Ahhhh, Ponies! Well, "Horses" in the game setting, but the illustrations bear a striking resemblance to the "Friendship is Magic" Ponies. (Of whom Applejack is still the best.) I did catch one instance of "Equestrian" as referring to the race of Horses/Ponies, so maybe this started out as a sort of fanfiction and then evolved ... which is a legitimate way of creating original fiction, in my opinion. Take away the illustrations, and there is really nothing left to link this world with the MLP franchise; so who cares how or where it started?
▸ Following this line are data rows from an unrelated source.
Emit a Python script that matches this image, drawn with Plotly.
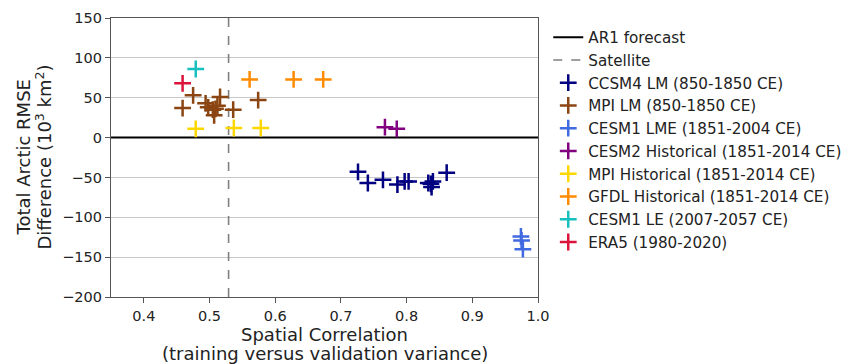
import plotly.graph_objects as go

# Data
ccsm4_x = [0.726, 0.741, 0.764, 0.786, 0.797, 0.803, 0.833, 0.840, 0.838, 0.861, 0.837]
ccsm4_y = [-43, -57, -53, -59, -55, -55, -57, -55, -62, -44, -58]
mpi_lm_x = [0.475, 0.459, 0.516, 0.574, 0.536, 0.494, 0.498, 0.505, 0.509, 0.507, 0.512]
mpi_lm_y = [53, 37, 51, 47, 35, 43, 38, 35, 36, 28, 40]
cesm1_lme_x = [0.974, 0.975, 0.977]
cesm1_lme_y = [-124, -129, -140]
cesm2_x = [0.767, 0.785]
cesm2_y = [13, 11]
mpi_hist_x = [0.479, 0.537, 0.578]
mpi_hist_y = [11, 12, 12]
gfdl_x = [0.561, 0.628, 0.673]
gfdl_y = [73, 73, 73]
cesm1_le_x = [0.479]
cesm1_le_y = [86]
era5_x = [0.459]
era5_y = [68]

satellite_corr = 0.529
x_range = [0.35, 1.0]
y_range = [-200, 150]
x_ticks = [0.4, 0.5, 0.6, 0.7, 0.8, 0.9, 1.0]
y_ticks = [-200, -150, -100, -50, 0, 50, 100, 150]

series = [
    ("CCSM4 LM (850-1850 CE)", ccsm4_x, ccsm4_y, "#000080"),
    ("MPI LM (850-1850 CE)", mpi_lm_x, mpi_lm_y, "#8B4513"),
    ("CESM1 LME (1851-2004 CE)", cesm1_lme_x, cesm1_lme_y, "#4169E1"),
    ("CESM2 Historical (1851-2014 CE)", cesm2_x, cesm2_y, "#800080"),
    ("MPI Historical (1851-2014 CE)", mpi_hist_x, mpi_hist_y, "#FFD700"),
    ("GFDL Historical (1851-2014 CE)", gfdl_x, gfdl_y, "#FF8C00"),
    ("CESM1 LE (2007-2057 CE)", cesm1_le_x, cesm1_le_y, "#17BFBF"),
    ("ERA5 (1980-2020)", era5_x, era5_y, "#DC143C"),
]

fig = go.Figure()

fig.add_trace(go.Scatter(
    x=x_range, y=[0, 0], mode="lines", name="AR1 forecast",
    line=dict(color="black", width=2), legendgroup="g0",
))
fig.add_trace(go.Scatter(
    x=[satellite_corr, satellite_corr], y=y_range, mode="lines", name="Satellite",
    line=dict(color="gray", width=1.6, dash="dash"), legendgroup="g1",
))

for i, (name, xs, ys, col) in enumerate(series):
    fig.add_trace(go.Scatter(
        x=xs, y=ys, mode="markers", name=name, legendgroup=f"s{i}",
        marker=dict(symbol="cross-thin", size=12, line=dict(color=col, width=2.5), color=col),
    ))

title_font = dict(family="DejaVu Sans", size=18, color="#222222")
annotations = [
    dict(text="Spatial Correlation", xref="paper", yref="paper", x=0.5, y=-0.135,
         xanchor="center", yanchor="middle", showarrow=False, font=title_font),
    dict(text="(training versus validation variance)", xref="paper", yref="paper", x=0.5, y=-0.203,
         xanchor="center", yanchor="middle", showarrow=False, font=title_font),
    dict(text="Total Arctic RMSE", xref="paper", yref="paper", x=-0.206, y=0.5,
         xanchor="center", yanchor="middle", showarrow=False, textangle=-90, font=title_font),
    dict(text="Difference (10<sup>3</sup> km<sup>2</sup>)", xref="paper", yref="paper", x=-0.159, y=0.5,
         xanchor="center", yanchor="middle", showarrow=False, textangle=-90, font=title_font),
]

# the page body adds an 8px offset, so the figure is 8px smaller than the window
fig.update_layout(
    width=849, height=356,
    margin=dict(l=103, r=319, t=10, b=67, autoexpand=False),
    paper_bgcolor="white", plot_bgcolor="white",
    font=dict(family="DejaVu Sans", size=14.5, color="#222222"),
    showlegend=True,
    annotations=annotations,
    legend=dict(
        x=1.024, y=0.99, xanchor="left", yanchor="top",
        font=dict(size=15.2, color="#222222"),
        tracegroupgap=0, traceorder="grouped",
        bgcolor="rgba(0,0,0,0)",
    ),
    xaxis=dict(
        range=x_range, tickvals=x_ticks, ticktext=[f"{v:.1f}" for v in x_ticks],
        showgrid=False, zeroline=False, automargin=False,
        showline=True, linecolor="#555555", linewidth=1.2, mirror=True,
        ticks="outside", ticklen=5, tickcolor="#555555",
    ),
    yaxis=dict(
        range=y_range, tickvals=y_ticks,
        showgrid=True, gridcolor="#c8c8c8", gridwidth=1, zeroline=False, automargin=False,
        showline=True, linecolor="#555555", linewidth=1.2, mirror=True,
        ticks="outside", ticklen=5, tickcolor="#555555",
    ),
)

fig.write_html("out.html")
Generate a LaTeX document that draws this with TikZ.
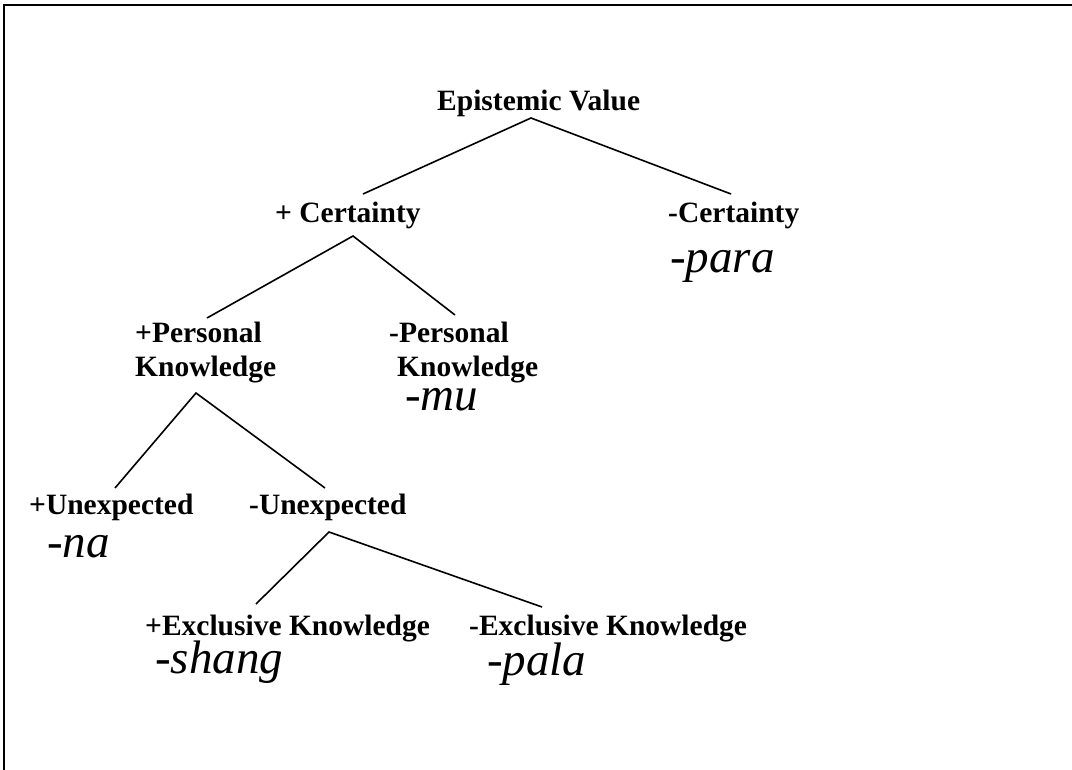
\documentclass[tikz,border=0pt]{standalone}
\usepackage{fontspec}
\setmainfont{Liberation Serif}
\newcommand{\lblfont}{\bfseries\fontsize{29.5}{34}\selectfont}
\newcommand{\morphfont}{\itshape\fontsize{47}{52}\selectfont}
\begin{document}
\begin{tikzpicture}[x=1pt,y=-1pt,
  lbl/.style={font=\lblfont, inner sep=0pt, anchor=base west},
  morph/.style={font=\morphfont, inner sep=0pt, anchor=base west},
  branch/.style={line width=1.6pt},
  frame/.style={line width=2.2pt}]
\useasboundingbox (0,0) rectangle (1072,770);
\fill[white] (0,0) rectangle (1072,770);
\draw[frame] (3.6,770) -- (3.6,5.2) -- (1072,5.2);

% nodes
\node[lbl] (ev) at (437,111) {Epistemic Value};
\node[lbl] (pc) at (275,223) {+ Certainty};
\node[lbl] (mc) at (668,223) {-Certainty};
\node[morph] (para) at (670,273) {-para};
\node[lbl] (ppk1) at (135,343) {+Personal};
\node[lbl] (ppk2) at (135,377) {Knowledge};
\node[lbl] (mpk1) at (389,342) {-Personal};
\node[lbl] (mpk2) at (397,377) {Knowledge};
\node[morph] (mu) at (405,410) {-mu};
\node[lbl] (pu) at (29,514) {+Unexpected};
\node[morph] (na) at (47,557) {-na};
\node[lbl] (mun) at (249,514) {-Unexpected};
\node[lbl] (pek) at (145,635) {+Exclusive Knowledge};
\node[morph] (shang) at (155,673) {-shang};
\node[lbl] (mek) at (469,635) {-Exclusive Knowledge};
\node[morph] (pala) at (487,675) {-pala};

% connector end points
\coordinate (ev-s) at (531,118);
\coordinate (pc-n) at (363,194);
\coordinate (mc-n) at (731,194);
\coordinate (pc-s) at (353,236);
\coordinate (ppk-n) at (207,318);
\coordinate (mpk-n) at (455,315);
\coordinate (ppk-s) at (196,393);
\coordinate (pu-n) at (115,488);
\coordinate (mun-n) at (325,488);
\coordinate (mun-s) at (329,532);
\coordinate (pek-n) at (256,604);
\coordinate (mek-n) at (542,607);

\draw[branch] (pc-n) -- (ev-s) -- (mc-n);
\draw[branch] (ppk-n) -- (pc-s) -- (mpk-n);
\draw[branch] (pu-n) -- (ppk-s) -- (mun-n);
\draw[branch] (pek-n) -- (mun-s) -- (mek-n);
\end{tikzpicture}
\end{document}
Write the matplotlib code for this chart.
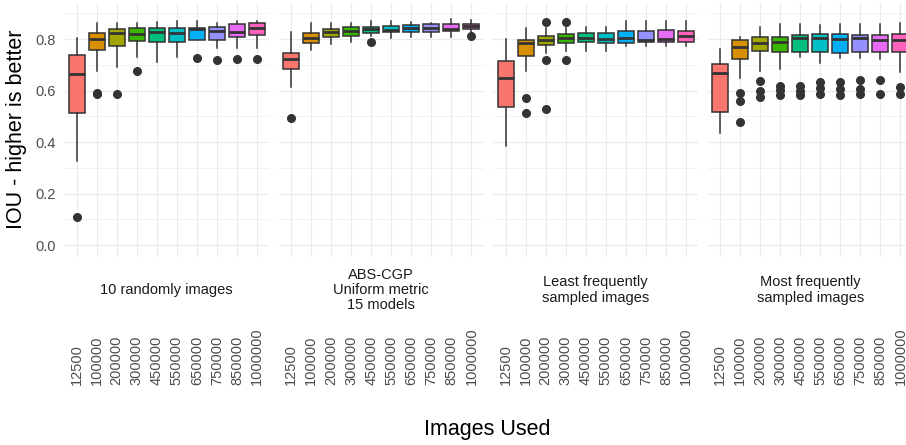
import matplotlib
matplotlib.use("Agg")
import matplotlib.pyplot as plt
import matplotlib.transforms as mtransforms

plt.rcParams['font.family'] = ['Liberation Sans', 'DejaVu Sans']

# x categories (images used)
images_used = ['12500', '100000', '200000', '300000', '450000',
               '550000', '650000', '750000', '850000', '1000000']

facet_titles = ['10 randomly images',
                'ABS-CGP\nUniform metric\n15 models',
                'Least frequently\nsampled images',
                'Most frequently\nsampled images']

box_colors = ['#F8766D', '#D89000', '#A3A500', '#39B600', '#00BF7D',
              '#00BFC4', '#00B0F6', '#9590FF', '#E76BF3', '#FF62BC']

# facet 1: 10 randomly images
f1_lo = [0.325, 0.674, 0.693, 0.729, 0.712, 0.729, 0.795, 0.764, 0.764, 0.764]
f1_q1 = [0.512, 0.757, 0.773, 0.792, 0.787, 0.790, 0.796, 0.796, 0.806, 0.815]
f1_med = [0.665, 0.800, 0.822, 0.819, 0.826, 0.822, 0.837, 0.831, 0.829, 0.844]
f1_q3 = [0.738, 0.822, 0.837, 0.841, 0.841, 0.843, 0.844, 0.845, 0.857, 0.861]
f1_hi = [0.803, 0.863, 0.861, 0.863, 0.867, 0.870, 0.871, 0.863, 0.871, 0.870]
f1_out = [[0.111], [0.590, 0.586], [0.586], [0.674], [], [], [0.728],
          [0.719], [0.721], [0.721]]

# facet 2: ABS-CGP uniform metric
f2_lo = [0.615, 0.757, 0.779, 0.790, 0.812, 0.805, 0.806, 0.809, 0.809, 0.822]
f2_q1 = [0.683, 0.783, 0.809, 0.812, 0.825, 0.826, 0.826, 0.828, 0.832, 0.837]
f2_med = [0.723, 0.805, 0.829, 0.831, 0.837, 0.835, 0.843, 0.843, 0.840, 0.852]
f2_q3 = [0.747, 0.822, 0.837, 0.846, 0.848, 0.852, 0.855, 0.857, 0.858, 0.858]
f2_hi = [0.826, 0.861, 0.861, 0.861, 0.870, 0.870, 0.867, 0.861, 0.876, 0.874]
f2_out = [[0.495], [], [], [], [0.787], [], [], [], [], [0.812]]

# facet 3: least frequently sampled
f3_lo = [0.383, 0.674, 0.747, 0.754, 0.754, 0.755, 0.774, 0.774, 0.774, 0.774]
f3_q1 = [0.538, 0.734, 0.777, 0.786, 0.787, 0.786, 0.786, 0.787, 0.787, 0.787]
f3_med = [0.648, 0.783, 0.796, 0.803, 0.805, 0.800, 0.805, 0.796, 0.801, 0.810]
f3_q3 = [0.715, 0.796, 0.812, 0.819, 0.825, 0.825, 0.832, 0.832, 0.835, 0.832]
f3_hi = [0.800, 0.844, 0.841, 0.844, 0.848, 0.848, 0.870, 0.870, 0.871, 0.870]
f3_out = [[], [0.570, 0.511], [0.865, 0.719, 0.530], [0.865, 0.719],
          [], [], [], [], [], []]

# facet 4: most frequently sampled
f4_lo = [0.437, 0.648, 0.677, 0.684, 0.729, 0.706, 0.725, 0.725, 0.723, 0.671]
f4_q1 = [0.516, 0.723, 0.754, 0.748, 0.748, 0.751, 0.747, 0.751, 0.748, 0.751]
f4_med = [0.667, 0.770, 0.786, 0.790, 0.803, 0.803, 0.799, 0.803, 0.796, 0.796]
f4_q3 = [0.702, 0.796, 0.806, 0.809, 0.815, 0.818, 0.819, 0.815, 0.815, 0.818]
f4_hi = [0.761, 0.806, 0.848, 0.857, 0.857, 0.854, 0.858, 0.857, 0.857, 0.861]
f4_out = [[], [0.590, 0.560, 0.477], [0.637, 0.599, 0.573],
          [0.619, 0.603, 0.583], [0.619, 0.599, 0.583], [0.632, 0.609, 0.586],
          [0.632, 0.605, 0.583], [0.641, 0.605, 0.586], [0.641, 0.586],
          [0.615, 0.586]]

facets = [(f1_lo, f1_q1, f1_med, f1_q3, f1_hi, f1_out),
          (f2_lo, f2_q1, f2_med, f2_q3, f2_hi, f2_out),
          (f3_lo, f3_q1, f3_med, f3_q3, f3_hi, f3_out),
          (f4_lo, f4_q1, f4_med, f4_q3, f4_hi, f4_out)]

W, H = 906, 445
fig = plt.figure(figsize=(W / 100, H / 100), dpi=100)

panel_w = 204.5
gap = 10
left0 = 64.5
top_px, bot_px = 2.7, 256.7
line_col = '#333333'
grid_col = '#EBEBEB'

axes = []
for i, (lo, q1, med, q3, hi, out) in enumerate(facets):
    x0 = left0 + i * (panel_w + gap)
    ax = fig.add_axes([x0 / W, 1 - bot_px / H, panel_w / W, (bot_px - top_px) / H])
    axes.append(ax)
    stats = []
    for k in range(len(images_used)):
        stats.append({'whislo': lo[k], 'q1': q1[k], 'med': med[k],
                      'q3': q3[k], 'whishi': hi[k], 'fliers': out[k]})
    bp = ax.bxp(stats, positions=range(len(images_used)), widths=0.8,
                patch_artist=True, showcaps=False,
                boxprops=dict(edgecolor=line_col, linewidth=1.1),
                medianprops=dict(color=line_col, linewidth=2.0),
                whiskerprops=dict(color=line_col, linewidth=1.1),
                flierprops=dict(marker='o', markerfacecolor=line_col,
                                markeredgecolor=line_col, markersize=5.5))
    for patch, c in zip(bp['boxes'], box_colors):
        patch.set_facecolor(c)

    ax.set_xlim(-0.6, len(images_used) - 0.4)
    ax.set_ylim(-0.045, 0.941)
    ax.set_xticks(range(len(images_used)))
    ax.set_xticklabels([])
    ax.set_yticks([0.0, 0.2, 0.4, 0.6, 0.8])
    ax.set_yticks([0.1, 0.3, 0.5, 0.7, 0.9], minor=True)
    ax.grid(True, which='major', color=grid_col, linewidth=0.8)
    ax.grid(True, which='minor', axis='y', color=grid_col, linewidth=0.4)
    ax.set_axisbelow(True)
    ax.tick_params(which='both', length=0)
    for s in ax.spines.values():
        s.set_visible(False)
    if i == 0:
        ax.set_yticklabels(['0.0', '0.2', '0.4', '0.6', '0.8'])
        ax.tick_params(axis='y', labelsize=10.5, labelcolor='#4D4D4D', pad=6.5)
    else:
        ax.set_yticklabels([])

    # strip text below panel
    trans = mtransforms.blended_transform_factory(ax.transAxes, fig.transFigure)
    ax.text(0.5, 1 - 290 / H, facet_titles[i], transform=trans, ha='center',
            va='center', fontsize=10.5, color='#1A1A1A', linespacing=1.1)

    # rotated category labels under the strip
    trans2 = mtransforms.blended_transform_factory(ax.transData, fig.transFigure)
    for k, lab in enumerate(images_used):
        ax.text(k, 1 - 385 / H, lab, transform=trans2, rotation=90,
                ha='center', va='bottom', fontsize=10.5, color='#4D4D4D')

fig.text(17 / W, 1 - (top_px + bot_px) / 2 / H, 'IOU - higher is better',
         rotation=90, ha='center', va='center', fontsize=15.5)
fig.text(487.5 / W, 1 - 430 / H, 'Images Used', ha='center', va='center',
         fontsize=15.5)

fig.savefig('out.png', dpi=100)
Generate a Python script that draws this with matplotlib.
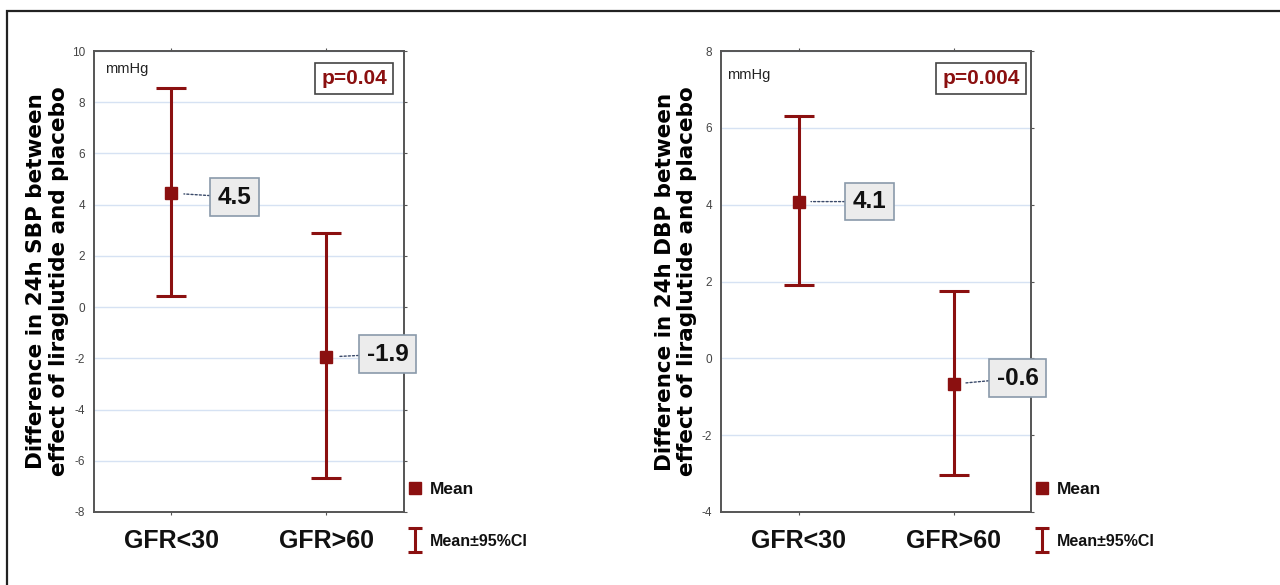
import matplotlib
matplotlib.use("Agg")
import matplotlib.pyplot as plt
from matplotlib.lines import Line2D
from matplotlib.patches import Rectangle
from matplotlib.container import ErrorbarContainer
from matplotlib.legend_handler import HandlerErrorbar

plt.rcParams['font.family'] = ['Liberation Sans', 'DejaVu Sans']
plt.rcParams['axes.unicode_minus'] = False

# data
groups = ['GFR<30', 'GFR>60']

sbp_mean = [4.45, -1.95]
sbp_low = [0.42, -6.68]
sbp_high = [8.55, 2.90]
sbp_labels = ['4.5', '-1.9']
sbp_p = 'p=0.04'

dbp_mean = [4.08, -0.67]
dbp_low = [1.90, -3.03]
dbp_high = [6.32, 1.76]
dbp_labels = ['4.1', '-0.6']
dbp_p = 'p=0.004'

red = '#8b1010'

fig = plt.figure(figsize=(12.8, 5.85), dpi=100)
ax1 = fig.add_axes([0.0734, 0.1248, 0.2422, 0.788])
ax2 = fig.add_axes([0.5633, 0.1248, 0.2422, 0.788])

# outer frame (only left + top edges show)
fig.add_artist(Rectangle((7 / 1280, -0.2), 1.2, 1.2 - 10.5 / 585,
                         transform=fig.transFigure, fill=False,
                         edgecolor='#222222', lw=1.6))


def small_caps(h, orig):
    # copy style, then shrink the cap width in the legend key only
    h.update_from(orig)
    if isinstance(h, Line2D):
        h.set_markersize(10)


def panel(ax, mean, low, high, labels, ptxt, ylim, ylabel, offsets, ylab_x, mm_pos):
    x = list(range(len(groups)))
    yerr = [[m - l for m, l in zip(mean, low)], [h - m for m, h in zip(mean, high)]]
    eb = ax.errorbar(x, mean, yerr=yerr, fmt='none', ecolor=red, elinewidth=2.2,
                     capsize=10.8, capthick=2.2, zorder=3)
    mk, = ax.plot(x, mean, 's', color=red, markersize=8.6, zorder=4)
    ax.set_xlim(-0.5, 1.5)
    ax.set_ylim(*ylim)
    ax.set_yticks(range(ylim[0], ylim[1] + 1, 2))
    ax.set_xticks(x)
    ax.set_xticklabels(groups, fontsize=18, fontweight='bold', color='#111111')
    ax.grid(axis='y', color='#d6e2f3', lw=1.0)
    ax.set_axisbelow(True)
    for s in ax.spines.values():
        s.set_color('#555555')
        s.set_linewidth(1.4)
    ax.tick_params(axis='y', left=False, right=True, direction='out', length=2.5,
                   labelsize=8.5, labelcolor='#444444', pad=4, color='#555555')
    ax.tick_params(axis='x', top=True, bottom=True, direction='out', length=2.5,
                   pad=10, color='#555555')
    ax.set_ylabel(ylabel, fontsize=15.5, fontweight='bold', family='DejaVu Sans',
                  va='center', linespacing=1.15)
    ax.yaxis.set_label_coords(ylab_x, 0.5)

    # value boxes with dotted leader lines
    for xi, yi, lab, off in zip(x, mean, labels, offsets):
        ax.annotate(lab, (xi, yi), xytext=off, textcoords='offset pixels',
                    ha='center', va='center', fontsize=17.5, fontweight='bold',
                    color='#111111',
                    bbox=dict(boxstyle='square,pad=0.3', fc='#ececec', ec='#8a9aaa', lw=1.2),
                    arrowprops=dict(arrowstyle='-', ls=(0, (1.5, 1.5)), color='#3a4a6a',
                                    lw=1.0, shrinkA=0, shrinkB=9),
                    zorder=5)

    ax.text(0.84, 0.94, ptxt, transform=ax.transAxes, ha='center', va='center',
            fontsize=15, fontweight='bold', color=red,
            bbox=dict(boxstyle='square,pad=0.3', fc='white', ec='#444444', lw=1.2))
    ax.text(mm_pos[0], mm_pos[1], 'mmHg', transform=ax.transAxes, ha='left', va='center',
            fontsize=10.5, color='#222222')

    leg = ax.legend([mk, eb], ['Mean', 'Mean±95%CI'], loc='center left',
                    bbox_to_anchor=(1.01, -0.008), frameon=False,
                    prop={'weight': 'bold', 'size': 12.5}, labelspacing=2.1,
                    handlelength=0.9, handletextpad=0.4, borderpad=0, borderaxespad=0,
                    handler_map={ErrorbarContainer: HandlerErrorbar(
                        xerr_size=0.6, yerr_size=0.7, update_func=small_caps)})
    for t in leg.get_texts():
        t.set_color('#111111')
    leg.get_texts()[1].set_fontsize(11.5)


panel(ax1, sbp_mean, sbp_low, sbp_high, sbp_labels, sbp_p, (-8, 10),
      'Difference in 24h SBP between\neffect of liraglutide and placebo',
      [(63, -4), (61, 3)], -0.15, (0.035, 0.961))
panel(ax2, dbp_mean, dbp_low, dbp_high, dbp_labels, dbp_p, (-4, 8),
      'Difference in 24h DBP between\neffect of liraglutide and placebo',
      [(71, 0), (64, 6)], -0.145, (0.019, 0.948))

fig.savefig('out.png', dpi=100)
There's quite a bit of worldbuilding. Almost an overwhelming amount of it, in fact, so much so that a bestiary is required to keep track of all the flora and fauna we come across. That said, I don't know that a lot of it is really relevant. It's enough to know that we have a few alien plants and animals: we don't need everything described, especially as not everything is relevant to the plot. It helps occasionally to have an off-hand reference to an alien thing, in order to reinforce a sense of place and setting, but I feel there was perhaps a bit too much of that going on here, and the explanatory links drew too much attention. It distracted a little from the really important alien concepts, like the existence of a fourth dimension.
Alien though the world was, I do not feel that the Horses were sufficiently alien in nature, in spite of the introduction's assertion that their way of thinking was sufficiently different from that of humans to make diplomacy difficult. These Horses have a peculiar attachment to the invocations of their saints, which I would have expected to see play out in our interactions with the various Horse characters we meet; but this is not the case. I get the sense, instead, that saintly invocation is a matter of formal etiquette rather than one of day-to-day life. It's a pity: sorting out a way of getting on the good side of the Horses we meet along the way would have made for some interesting puzzles, and a way of giving us some direction on a smaller scale while we work on the larger, overarching, eponymous quest.
A series of little quest puzzles would have helped to maintain focus, too, since it's very easy to lose sight of the greater goal. The story often felt a lot more like just me and my Horse friend exploring an island and experiencing whatever it had to offer. And perhaps that is the problem. There's the "Macguffin quest" sort of game, and there's the "explore and discover" sort of game: "Traitor Saint" is trying to do both, and each thread is distracting from the other.
The ending is, on the one hand, realistic in that the discovery of the Macguffin doesn't actually solve all our problems; but it's also a little frustrating in that it doesn't seem to solve any problems at all. I feel as though we should have been working up to a "the journey itself is the answer" conclusion, something to tie in with our adventures along the way, but I don't feel we really get that. Well, maybe we get a little bit of that in the ending where we choose to think about it ourself without our Horse friend's input (strange, considering the context) but it feels a little hesitantly put, not like a conclusion aesop at all.
Pancakes, a little undercooked. I know we have the best of ingredients going in there, but somehow it's come out a little bland ... perhaps a hint of salt would be in order? Or berries? Well, there's a side of fried mushrooms, and then cold milk to finish.
It was only after I'd finished writing the above review that I noticed the "Code" item in the menu, there only in the opening page and gone thereafter. Of course I had to sit down and puzzle it out. And ... and ... THIS CHANGES EVERYTHING. We are going to have to have a Second Breakfast....
Well, okay, maybe it doesn't change THAT much. But knowing the content of the coded message puts a slightly different perspective on our adventures, without actually changing our options. I get the sense now that this is part of a much larger story--part of a series, perhaps. Breakfast? It's still pancakes ... but now I'm more in the mood for it. And I can see a whole lot of ingredients ranged across the kitchen counter, ready for Second Breakfast.